And yet we know that ghost ball and compensating for deflection are geometrically correct. Doesn't this tell you that your personal success or failure with a system is not evidence of its geometric correctness? That's logic.
Pat, where is the geometry that makes Ghost Ball geometrically correct?
If I understand all this correctly Dave introduced a concept called Contact Induced Throw meaning that when a ball is struck the cueball will carry the object ball forward in the same direction with it before the balls release and each go in different directions.
So before the idea with Ghost Ball was to visualize an imaginary ball on the pocket line and shoot the cueball to that ball. Or go further and visualize a contact point created by that imaginary ball and try to hit that contact point.
Then we are told that we must now compensate for deflection and aim "a little to the right or left of this contact point" so that the cueball will arrive at the right point.
NOW - we are told that to use Ghost Ball properly we much compensate for Contact Induced Throw and Deflection.
All this compensating is supposed to be achieved HOW?
By guessing because there is no way for a player to accurately measure just how many fractions of degrees that they must parallel shift to achieve the proper compensation. And even if the guess right one time they have to do it all over again the next time when the shot is slightly different.

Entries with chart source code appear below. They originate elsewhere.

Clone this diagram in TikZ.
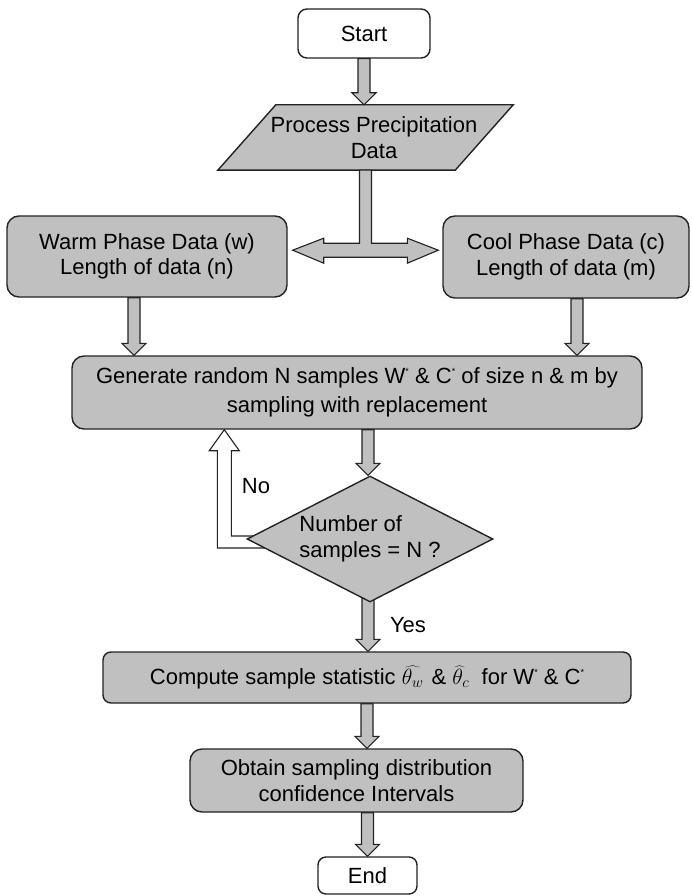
\documentclass[tikz,border=0pt]{standalone}
\usepackage{fix-cm}
\usepackage{fontspec}
\setmainfont{Liberation Sans}
\usetikzlibrary{shapes.geometric,calc}

\definecolor{boxfill}{RGB}{192,192,192}
\definecolor{edge}{RGB}{35,35,35}

\pgfdeclarelayer{back}
\pgfsetlayers{back,main}

% small raised asterisk used after W and C
\newcommand\starsup{\raisebox{0.8ex}{\fontsize{9}{9}\selectfont *}}

% grey block arrow pointing down: x taken from #1, shaft top at #2, tip at #3
\newcommand\blkdown[3]{%
  \draw[blockarrow] let \p0=(#1), \p1=(#2), \p2=(#3) in
    (\x0-6pt,\y1) -- (\x0-6pt,\y2+12pt) -- (\x0-12pt,\y2+12pt) -- (\x0,\y2)
    -- (\x0+12pt,\y2+12pt) -- (\x0+6pt,\y2+12pt) -- (\x0+6pt,\y1) -- cycle;}

\tikzset{
  every node/.style={font=\fontsize{22}{25.5}\selectfont},
  flowbox/.style={draw=edge, fill=boxfill, line width=1.4pt, rounded corners=12pt,
    align=center, inner sep=0pt},
  termbox/.style={flowbox, fill=white, rounded corners=9pt},
  paraedge/.style={draw=edge, fill=boxfill, line width=1.4pt},
  blockarrow/.style={draw=edge, fill=boxfill, line width=1.1pt},
  hollowarrow/.style={draw=edge, fill=white, line width=1.1pt},
  decision/.style={diamond, draw=edge, fill=boxfill, line width=1.4pt, aspect=1.95,
    inner sep=0pt, align=left},
  lbl/.style={inner sep=0pt}
}

\begin{document}
\begin{tikzpicture}[x=1pt, y=-1pt]
  % nodes
  \node[termbox, minimum width=132pt, minimum height=49pt] (start) at (364,33.5) {Start};
  \node[inner sep=0pt, minimum width=295pt, minimum height=65pt] (proc) at (365.5,137.5) {};
  \node[align=center, inner sep=0pt] (proctext) at (374,137.5) {Process Precipitation\\Data};
  \node[flowbox, minimum width=280pt, minimum height=81pt] (warm) at (147,256.5)
    {Warm Phase Data (w)\\Length of data (n)};
  \node[flowbox, minimum width=246pt, minimum height=82pt] (cool) at (566,257)
    {Cool Phase Data (c)\\Length of data (m)};
  \node[flowbox, minimum width=570pt, minimum height=73pt, font=\fontsize{22}{29}\selectfont]
    (gen) at (357,392.5)
    {Generate random N samples W\starsup{} \& C\starsup{} of size n \& m by\\sampling with replacement};
  \node[decision, minimum width=246pt, minimum height=126pt] (dec) at (370,539)
    {Number of\\samples = N ?};
  \node[flowbox, rounded corners=8pt, minimum width=528pt, minimum height=51pt] (comp) at (367,677.5)
    {Compute sample statistic $\widehat{\theta_w}$\kern2pt\ \& $\widehat{\theta}_c$\ \ for W\starsup{} \& C\starsup{}};
  \node[flowbox, minimum width=333pt, minimum height=63pt] (obt) at (356.5,780.5)
    {Obtain sampling distribution\\confidence Intervals};
  \node[termbox, rounded corners=8pt, minimum width=99pt, minimum height=37pt] (end) at (367.5,875.5) {End};
  \node[lbl] (nolbl) at (256,486) {No};
  \node[lbl] (yeslbl) at (408,625) {Yes};

  \begin{pgfonlayer}{back}
    \path[use as bounding box, fill=white] (0,0) rectangle (691,896);
    % input/output parallelogram
    \draw[paraedge] (proc.south west) -- ([xshift=-58pt]proc.south east)
      -- (proc.north east) -- ([xshift=58pt]proc.north west) -- cycle;
    % block arrows
    \blkdown{start.south}{start.south}{proc.north}
    \blkdown{[xshift=-13pt]warm.south}{warm.south}{gen.north}
    \blkdown{[xshift=11pt]cool.south}{cool.south}{gen.north}
    \blkdown{[xshift=-2pt]dec.north}{gen.south}{dec.north}
    \blkdown{[xshift=-2pt]dec.south}{dec.center}{comp.north}
    \blkdown{comp.south}{comp.south}{obt.north}
    \blkdown{end.north}{obt.south}{end.north}
    % split arrow towards both phase boxes
    \draw[blockarrow] let \p1=(proc.south), \p2=(warm.east), \p3=(cool.west) in
      (\x1-6pt,\y1) -- (\x1-6pt,\y1-73pt) -- (\x2+36pt,\y1-73pt) -- (\x2+36pt,\y1-68pt)
      -- (\x2+5pt,\y1-80pt) -- (\x2+36pt,\y1-93pt) -- (\x2+36pt,\y1-87pt)
      -- (\x3-35pt,\y1-87pt) -- (\x3-35pt,\y1-93pt) -- (\x3-4pt,\y1-80pt)
      -- (\x3-35pt,\y1-68pt) -- (\x3-35pt,\y1-73pt) -- (\x1+6pt,\y1-73pt)
      -- (\x1+6pt,\y1) -- cycle;
    % hollow "No" return arrow
    \draw[hollowarrow] let \p1=(dec.west), \p2=(gen.south) in
      (\x1+30pt,\y1-9pt) -- (\x1-29pt,\y1-9pt) -- (\x1-29pt,\y2-21pt) -- (\x1-37pt,\y2-21pt)
      -- (\x1-22pt,\y2) -- (\x1-7pt,\y2-21pt) -- (\x1-15pt,\y2-21pt) -- (\x1-15pt,\y1+3pt)
      -- (\x1+30pt,\y1+3pt) -- cycle;
  \end{pgfonlayer}
\end{tikzpicture}
\end{document}
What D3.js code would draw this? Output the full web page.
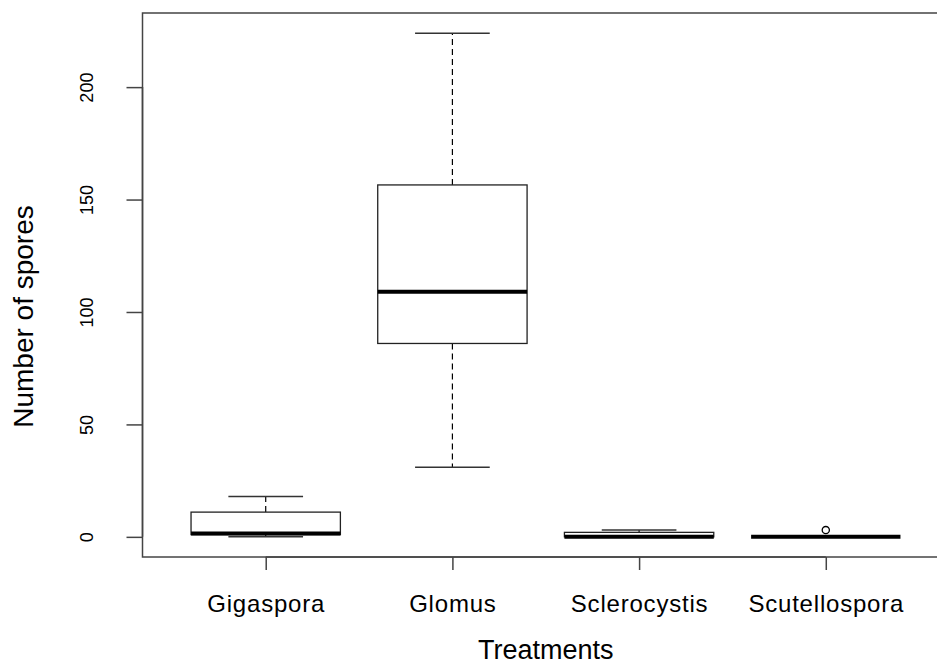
<html>
<meta charset="utf-8"></meta>
<script src="https://cdn.jsdelivr.net/npm/d3@7/dist/d3.min.js" charset="utf-8"></script>
<style>
body{margin:0;background:#fff;}
text{font-family:"Liberation Sans",Arial,sans-serif;fill:#000;}
</style>
<body>
<svg id="idSvg001" width="937" height="666"></svg>
<script type="text/javascript">
// values
var categories = ["Gigaspora", "Glomus", "Sclerocystis", "Scutellospora"];
var minVals = [0, 31, 0, 0];
var q1Vals = [1, 86, 0, 0];
var medVals = [1.5, 109, 0, 0];
var q3Vals = [11, 156.5, 2, 0];
var maxVals = [18, 224, 3, 0];
var outliers = [[], [], [], [3]];
var yTicks = [0, 50, 100, 150, 200];

function draw(){
	var svg = d3.select("#idSvg001");
	// R style: xlim 0.5..4.5 and ylim extended by 4%
	var x = d3.scaleLinear().domain([0.34, 4.66]).range([142.5, 949]);
	var y = d3.scaleLinear().domain([-8.96, 232.96]).range([557, 13]);
	var boxHalf = 0.4, capHalf = 0.2;

	var g = svg.append("g");
	categories.forEach(function(c, i){
		var cx = i + 1;
		// whiskers
		g.append("line").attr("x1", x(cx)).attr("x2", x(cx))
			.attr("y1", y(q3Vals[i])).attr("y2", y(maxVals[i]))
			.attr("stroke", "#000").attr("stroke-width", 1.2).attr("stroke-dasharray", "6,4");
		g.append("line").attr("x1", x(cx)).attr("x2", x(cx))
			.attr("y1", y(q1Vals[i])).attr("y2", y(minVals[i]))
			.attr("stroke", "#000").attr("stroke-width", 1.2).attr("stroke-dasharray", "6,4");
		// staples
		[minVals[i], maxVals[i]].forEach(function(v){
			g.append("line").attr("x1", x(cx - capHalf)).attr("x2", x(cx + capHalf))
				.attr("y1", y(v)).attr("y2", y(v))
				.attr("stroke", "#333").attr("stroke-width", 1.5);
		});
		// box
		g.append("rect").attr("x", x(cx - boxHalf)).attr("width", x(cx + boxHalf) - x(cx - boxHalf))
			.attr("y", y(q3Vals[i])).attr("height", Math.max(0, y(q1Vals[i]) - y(q3Vals[i])))
			.attr("fill", "#fff").attr("stroke", "#222").attr("stroke-width", 1.3);
		// median
		g.append("line").attr("x1", x(cx - boxHalf)).attr("x2", x(cx + boxHalf))
			.attr("y1", y(medVals[i])).attr("y2", y(medVals[i]))
			.attr("stroke", "#000").attr("stroke-width", 4);
		// outliers
		outliers[i].forEach(function(v){
			g.append("circle").attr("cx", x(cx)).attr("cy", y(v)).attr("r", 3.6)
				.attr("fill", "none").attr("stroke", "#000").attr("stroke-width", 1.3);
		});
	});

	// frame
	svg.append("rect").attr("x", 142.5).attr("y", 13).attr("width", 949 - 142.5).attr("height", 557 - 13)
		.attr("fill", "none").attr("stroke", "#444").attr("stroke-width", 1.5);

	// y axis
	var yAxis = svg.append("g").attr("transform", "translate(142.5,0)")
		.call(d3.axisLeft(y).tickValues(yTicks).tickSize(16).tickPadding(0).tickFormat(d3.format("d")));
	yAxis.select(".domain").attr("d", "M0," + y(0) + "V" + y(200)).attr("stroke", "#444").attr("stroke-width", 1.5);
	yAxis.selectAll(".tick line").attr("stroke", "#444").attr("stroke-width", 1.5);
	yAxis.selectAll(".tick text").attr("x", 0).attr("dy", 0)
		.attr("transform", "translate(-49.5,0) rotate(-90)")
		.attr("text-anchor", "middle").style("font-size", "18px").style("font-family", "Liberation Sans, Arial");

	// x axis
	var xAxis = svg.append("g").attr("transform", "translate(0,557)")
		.call(d3.axisBottom(x).tickValues([1, 2, 3, 4]).tickSize(13).tickPadding(0)
			.tickFormat(function(d){ return categories[d - 1]; }));
	xAxis.select(".domain").attr("d", "M" + x(1) + ",0H" + x(4)).attr("stroke", "#444").attr("stroke-width", 1.5);
	xAxis.selectAll(".tick line").attr("stroke", "#444").attr("stroke-width", 1.5);
	xAxis.selectAll(".tick text").attr("y", 55).attr("dy", 0)
		.style("font-size", "24px").style("letter-spacing", "0.8px").style("font-family", "Liberation Sans, Arial");

	// axis titles
	svg.append("text").attr("x", 545.7).attr("y", 659).attr("text-anchor", "middle")
		.style("font-size", "27px").text("Treatments");
	svg.append("text").attr("transform", "translate(33,316.5) rotate(-90)").attr("text-anchor", "middle")
		.style("font-size", "28px").text("Number of spores");
}
draw();
</script>
</body>
</html>
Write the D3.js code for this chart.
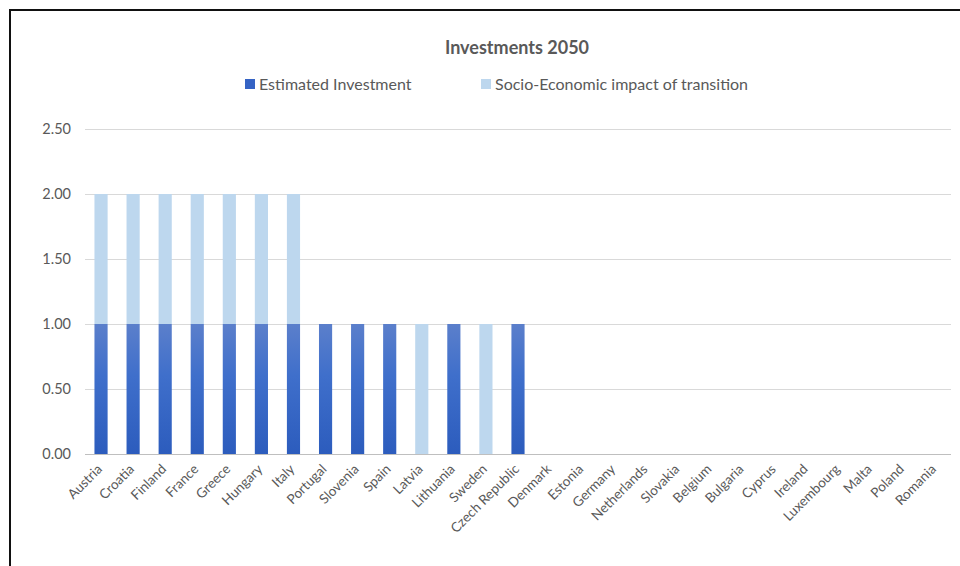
<!DOCTYPE html>
<html>
<head>
<meta charset="utf-8">
<script src="https://cdn.jsdelivr.net/npm/d3@7/dist/d3.min.js"></script>
<style>
  html, body { margin: 0; padding: 0; background: #fff; }
  svg { display: block; }
  text { font-family: Lato, "Open Sans", sans-serif; fill: #595959; }
</style>
</head>
<body>
<svg id="chart" width="960" height="566"></svg>
<script>
// Countries on the category axis
const countries = ["Austria", "Croatia", "Finland", "France", "Greece", "Hungary", "Italy",
  "Portugal", "Slovenia", "Spain", "Latvia", "Lithuania", "Sweden", "Czech Republic",
  "Denmark", "Estonia", "Germany", "Netherlands", "Slovakia", "Belgium", "Bulgaria",
  "Cyprus", "Ireland", "Luxembourg", "Malta", "Poland", "Romania"];

// Series values per country
const estimatedInvestment = [1, 1, 1, 1, 1, 1, 1, 1, 1, 1, 0, 1, 0, 1,
  0, 0, 0, 0, 0, 0, 0, 0, 0, 0, 0, 0, 0];
const socioEconomicImpact = [1, 1, 1, 1, 1, 1, 1, 0, 0, 0, 1, 0, 1, 0,
  0, 0, 0, 0, 0, 0, 0, 0, 0, 0, 0, 0, 0];

const seriesNames = ["Estimated Investment", "Socio-Economic impact of transition"];
const yTicks = [0, 0.5, 1, 1.5, 2, 2.5];

const svg = d3.select("#chart");

// gradient fill for the dark series
const defs = svg.append("defs");
const grad = defs.append("linearGradient")
  .attr("id", "estGrad").attr("x1", 0).attr("y1", 1).attr("x2", 0).attr("y2", 0);
grad.append("stop").attr("offset", "0%").attr("stop-color", "#2c5cbd");
grad.append("stop").attr("offset", "60%").attr("stop-color", "#3f6fcb");
grad.append("stop").attr("offset", "100%").attr("stop-color", "#5b7fcb");

// outer frame
svg.append("rect")
  .attr("x", 10).attr("y", 10).attr("width", 980).attr("height", 600)
  .attr("fill", "none").attr("stroke", "#111").attr("stroke-width", 2);

const plotLeft = 85, plotRight = 951, plotTop = 129, plotBottom = 454;

const x = d3.scaleBand()
  .domain(countries)
  .range([plotLeft, plotRight])
  .paddingInner(0.59)
  .paddingOuter(0.295);

const y = d3.scaleLinear().domain([0, 2.5]).range([plotBottom, plotTop]);

// horizontal gridlines and value labels
const yAxis = d3.axisLeft(y)
  .tickValues(yTicks)
  .tickSize(-(plotRight - plotLeft))
  .tickPadding(14)
  .tickFormat(d3.format(".2f"));

const gy = svg.append("g")
  .attr("transform", `translate(${plotLeft},0)`)
  .call(yAxis);
gy.select(".domain").remove();
gy.selectAll(".tick line").attr("stroke", "#d9d9d9").attr("stroke-width", 1);
gy.selectAll(".tick text")
  .style("font-size", "14.5px")
  .attr("fill", "#595959");

// stacked bars
const rows = countries.map((c, i) => ({
  country: c,
  est: estimatedInvestment[i],
  soc: socioEconomicImpact[i]
}));
const stack = d3.stack().keys(["est", "soc"]);
const layers = stack(rows);
const fills = ["url(#estGrad)", "#bdd7ee"];

svg.append("g").selectAll("g")
  .data(layers)
  .join("g")
  .attr("fill", (d, i) => fills[i])
  .selectAll("rect")
  .data(d => d.filter(p => p[1] - p[0] > 0))
  .join("rect")
  .attr("x", d => x(d.data.country))
  .attr("width", x.bandwidth())
  .attr("y", d => y(d[1]))
  .attr("height", d => y(d[0]) - y(d[1]));

// category axis
const gx = svg.append("g")
  .attr("transform", `translate(0,${plotBottom})`)
  .call(d3.axisBottom(x).tickSize(0));
gx.select(".domain")
  .attr("stroke", "#bfbfbf")
  .attr("d", `M${plotLeft},0.5H${plotRight}`);
gx.selectAll(".tick text")
  .style("font-size", "13.5px")
  .attr("fill", "#595959")
  .attr("text-anchor", "end")
  .attr("dy", "0")
  .attr("transform", "translate(2,16) rotate(-45)")
  .attr("y", 0)
  .attr("x", 0);

// title
svg.append("text")
  .attr("x", 517).attr("y", 54)
  .attr("text-anchor", "middle")
  .style("font-size", "18px")
  .style("font-weight", "bold")
  .text("Investments 2050");

// legend
const legendItems = [
  { name: seriesNames[0], color: "#3563c4", x: 245 },
  { name: seriesNames[1], color: "#bdd7ee", x: 481 }
];
const lg = svg.append("g");
legendItems.forEach(it => {
  lg.append("rect")
    .attr("x", it.x).attr("y", 79).attr("width", 10).attr("height", 10)
    .attr("fill", it.color);
  lg.append("text")
    .attr("x", it.x + 14).attr("y", 90)
    .style("font-size", "16px")
    .text(it.name);
});
</script>
</body>
</html>
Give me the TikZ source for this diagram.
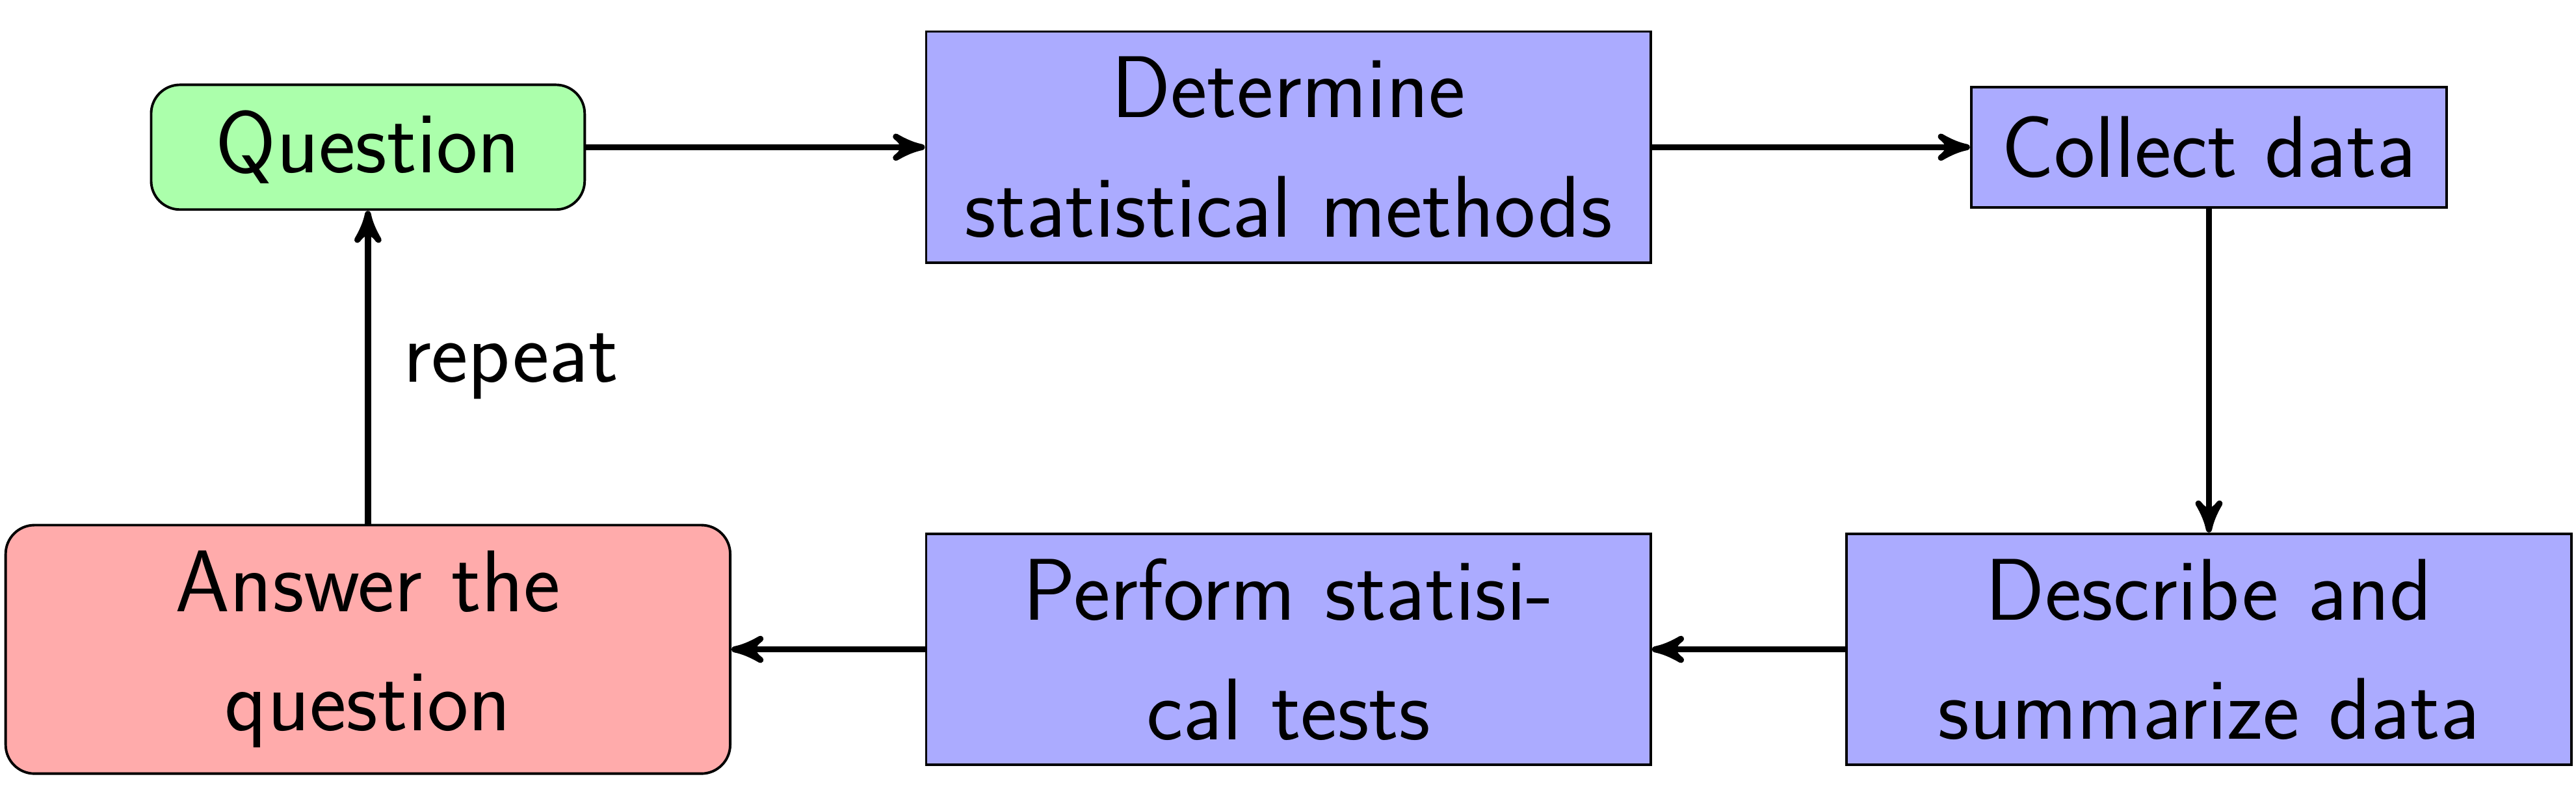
\documentclass[tikz,border=0pt]{standalone}
\usepackage{amsmath}
\usepackage{graphicx,xcolor}
\usepackage{tikz}
\usetikzlibrary{shapes.geometric,arrows,calc,positioning}

\begin{document}
\begin{tikzpicture}
	\tikzstyle{every node} = [draw = black, line width = 0.5pt, font = \fontsize{17.28}{23.5}\selectfont\sffamily, inner xsep = 6pt, inner ysep = 2pt]
	\tikzstyle{proc} = [rectangle, fill = blue!33]
	\tikzstyle{wide} = [text width = 4.6cm, align = center, minimum height = 45.6pt]
	\useasboundingbox (0,0) rectangle (17.854,-5.588);
\node[rectangle, rounded corners = 0.2cm, fill = green!33, minimum width = 85.5pt, minimum height = 24.6pt] (1) at (2.55, -1.02) {Question};
\node[proc, wide] (2) at (8.93, -1.02) {Determine statistical methods};
\node[proc, minimum height = 23.7pt] (3) at (15.31, -1.02) {Collect data};
\node[proc, wide] (4) at (15.31, -4.50) {Describe and summarize data};
\node[proc, wide] (5) at (8.93, -4.50) {Perform statisi-\\cal tests};
\node[rectangle, rounded corners = 0.2cm, fill = red!33, wide, minimum height = 49pt] (6) at (2.55, -4.50) {Answer the question};

	\path[draw, very thick, -stealth'] (1) -- (2);
	\path[draw, very thick, -stealth'] (2) -- (3);
	\path[draw, very thick, -stealth'] (3) -- (4);
	\path[draw, very thick, -stealth'] (4) -- (5);
	\path[draw, very thick, -stealth'] (5) -- (6);
	\path[draw, very thick, -stealth'] (6) -- (1);
\node[draw = none, inner sep = 0pt]  at (3.54, -2.54)  {repeat};
	\end{tikzpicture}
\end{document}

This is where the "shoot a million shots" crowd comes in and says that shooting those million balls trains the body to compensate quickly and accurately which is true because we are able to adapt to any condition.
Then along comes these people who start talking about these things called Aiming Systems which don't rely on imagining a ball and compensating for deflection and "contact induced throw". Somehow these systems seem to work to allow the shooter to deliver the cueball to the exact same spot (or close enough to also pocket the ball) as when someone uses the imaginary ball/focus on a point/compensate for deflection and CIT "system". And instead of figuring out WHY these systems do work, people want to say that they can't possibly work, or that they can't work for all shots.
Ghost ball is also an "aiming system". On paper you can explain and diagram the geometry of it quite easily which is why in my mind it has been most popular to put in print. However there is something inherently flawed in a "system" that tells you in order to use it you have to make a lot of guesses when it comes to the proper alignment.
I think that this is the real beauty of these systems. They literally take the guessing out of the process. It's much easier for me to mentally dissect the cueball into thirds and project lines onto the object ball and thus follow a path rather than to try to guess how much the cueball will deflect and (now) also have to guess how much the contact induced throw will be. If I can simply do the same thing shot after shot and it brings me to the right path and that path results in pocketed balls then I have to conclude that this is a better way to go.
And here is the other thing; All these people who espouse aiming systems other than ghost ball are all after the same thing, better play. We are all on the same side and NO ONE is getting rich off of this. Dr. Dave wrote a book with mucho excellent advice and put out a ton of videos that is so helpful it's beyond compare. We sell that book and dvd alongside books and dvds by others who teach, for lack of a better term, non-standard aiming systems.
The point I want to make is that we live in a video age. Dave's videos show us what happens and frankly some of the results are very surprising even to him. I am POSITIVE that some of the things that have been shown on video defy conventional wisdom of what is happening. Dave please correct me if you have never been surprised by the difference in what you thought would happen vs. what did happen when you filmed something on a pool table.
So in this case we have a clear situation of concepts that defy conventional wisdom, being that conventional wisdom is based on the ghost ball aiming method. Now we need to find out why these various systems work, exactly how they work, how do they allow the user to automatically and unconciously achieve an aiming path that is already dialed in with deflection and contact induced throw already compensated for?
Figure that out and you will win the Nobel Prize. By the way no one ever won the Nobel Prize for figuring out how things don't work.